Obamacare not popular with the American people.

According to a new poll, lots of Americans in swing states don't like Obamacare.
A newly released USA Today/Gallup poll shows that, by a margin of 13 percentage points (53 to 40 percent), swing-state voters want Obamacare to be repealed. The poll included registered voters in 12 key states: Florida, Ohio, Virginia, Pennsylvania, Wisconsin, Nevada, Colorado, Iowa, New Hampshire, North Carolina, New Mexico, and Michigan. By a margin of 15 points (53 to 38 percent), registered voters in those state think it was “a bad thing” that President Obama’s signature legislation was passed.

When asked how Obamacare would affect their family’s “healthcare situation” in “the long run,” swing-state voters said Obamacare would make it “worse,” rather than “better,” by a margin of more than 2 to 1 (42 percent “worse,” to 20 percent “better”).
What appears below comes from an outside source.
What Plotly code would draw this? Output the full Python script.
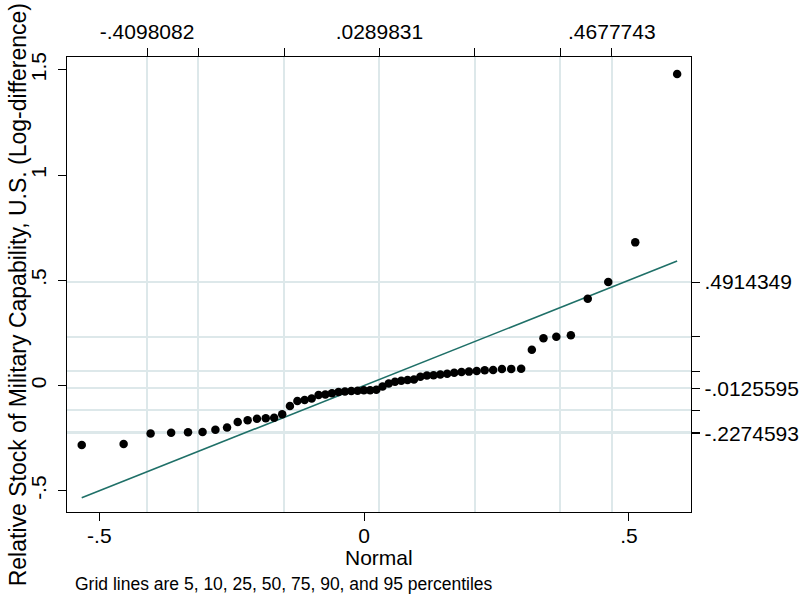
import plotly.graph_objects as go
from statistics import NormalDist

y_values = [
    -0.283, -0.278, -0.2274593, -0.224, -0.222, -0.221, -0.210, -0.200,
    -0.173, -0.165, -0.158, -0.156, -0.153, -0.136, -0.097, -0.074,
    -0.069, -0.062, -0.045, -0.043, -0.037, -0.031, -0.028, -0.026,
    -0.025, -0.023, -0.022, -0.020, -0.005, 0.010, 0.018, 0.023,
    0.026, 0.029, 0.042, 0.048, 0.049, 0.052, 0.056, 0.061,
    0.064, 0.066, 0.069, 0.072, 0.074, 0.078, 0.079, 0.080,
    0.170, 0.225, 0.232, 0.239, 0.412, 0.4914349, 0.680, 1.480,
]

# Top axis: normal quantiles at the grid percentiles (labels from the chart)
grid_pcts = [5, 10, 25, 50, 75, 90, 95]
x_mean = 0.0289831
x_p95 = 0.4677743
x_top_text = ["-.4098082", "", "", ".0289831", "", "", ".4677743"]

# Right axis: data percentiles
y_pct_vals = [-0.2274593, -0.221, -0.1165, -0.0125595, 0.0675, 0.232, 0.4914349]
y_pct_text = ["-.2274593", "", "", "-.0125595", "", "", ".4914349"]

x_tick_vals = [-0.5, 0, 0.5]
x_tick_text = ["-.5", "0", ".5"]
y_tick_vals = [-0.5, 0, 0.5, 1, 1.5]
y_tick_text = ["-.5", "0", ".5", "1", "1.5"]

n = len(y_values)
sd = (x_p95 - x_mean) / NormalDist().inv_cdf(0.95)
nd = NormalDist(x_mean, sd)
x_values = [nd.inv_cdf(i / (n + 1)) for i in range(1, n + 1)]
x_top_vals = [nd.inv_cdf(p / 100) for p in grid_pcts]

FONT = "Liberation Sans, Arial, sans-serif"
GRID = "#dde8ea"
XR = [-0.561, 0.6173]
YR = [-0.6009, 1.5606]

fig = go.Figure()
# invisible trace on primary axes so they render
fig.add_trace(go.Scatter(x=[0], y=[0], mode="markers", marker=dict(opacity=0),
                         showlegend=False, hoverinfo="skip", xaxis="x", yaxis="y"))
fig.add_trace(go.Scatter(x=[x_values[0], x_values[-1]], y=[x_values[0], x_values[-1]],
                         mode="lines", line=dict(color="#1f7068", width=1.6),
                         showlegend=False, xaxis="x2", yaxis="y2"))
fig.add_trace(go.Scatter(x=x_values, y=y_values, mode="markers",
                         marker=dict(color="black", size=8.5, line=dict(width=0)),
                         showlegend=False, xaxis="x2", yaxis="y2"))

def common():
    return dict(showline=True, linecolor="black", linewidth=1.4, ticks="outside",
                ticklen=8, tickwidth=1.4, tickcolor="black", zeroline=False,
                tickfont=dict(family=FONT, size=21, color="black"), tickmode="array")

fig.update_layout(
    width=811, height=600,
    margin=dict(l=67, r=116, t=57, b=88, pad=0),
    paper_bgcolor="white", plot_bgcolor="white",
    xaxis=dict(range=XR, tickvals=x_tick_vals, ticktext=x_tick_text,
               showgrid=False, anchor="y", ticklabelstandoff=-3, **common()),
    xaxis2=dict(range=XR, tickvals=x_top_vals, ticktext=x_top_text,
                overlaying="x", side="top", anchor="y",
                showgrid=True, gridcolor=GRID, gridwidth=1.8, **common()),
    yaxis=dict(range=YR, tickvals=y_tick_vals, ticktext=y_tick_text,
               tickangle=-90, showgrid=False, anchor="x", ticklabelstandoff=3,
               **common()),
    yaxis2=dict(range=YR, tickvals=y_pct_vals, ticktext=y_pct_text,
                overlaying="y", side="right", anchor="x",
                showgrid=True, gridcolor=GRID, gridwidth=1.8, **common()),
    annotations=[
        dict(text="Relative Stock of Military Capability, U.S. (Log-difference)",
             xref="paper", yref="paper", x=-0.078, y=0.477, textangle=-90,
             showarrow=False, xanchor="center", yanchor="middle",
             font=dict(family=FONT, size=23, color="black")),
        dict(text="Normal", xref="paper", yref="paper", x=0.5, y=-0.099,
             showarrow=False, xanchor="center", yanchor="middle",
             font=dict(family=FONT, size=21, color="black")),
        dict(text="Grid lines are 5, 10, 25, 50, 75, 90, and 95 percentiles",
             xref="paper", yref="paper", x=0.0096, y=-0.158,
             showarrow=False, xanchor="left", yanchor="middle",
             font=dict(family=FONT, size=17.5, color="black")),
    ],
)

fig.write_html("out.html")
That’s not a great result for legislation that the Congressional Budget Office says would cost about $2.5 trillion (see chart) —or about $7,000 per American and nearly $30,000 for a family of four — over its real first decade (2014 to 2023) alone. That’s a lot of taxpayer money to spend to make Americans’ health care worse.

Moreover, by the overwhelming margin of 4 to 1 (76 to 19 percent), registered voters in these 12 states say that Obamacare’s individual mandate is unconstitutional. Nationwide (not just in the swing states), a clear majority of Democrats — 56 percent — agree that the individual mandate is unconstitutional.

Even the Obama White House admits that, without the individual mandate, Obamacare would be “cost prohibitive,” “would lead to double digit premiums increases,” and “would significantly increase the cost [of] health care spending nationwide.” In other words, without its unconstitutional linchpin, Obamacare would be even more of a policy disaster (even if less of an affront to the Constitution) than it already is. That’s why, without the individual mandate, Obamacare never would have been passed — and why, if the Supreme Court strikes down the mandate (as it should), it should strike down the whole thing.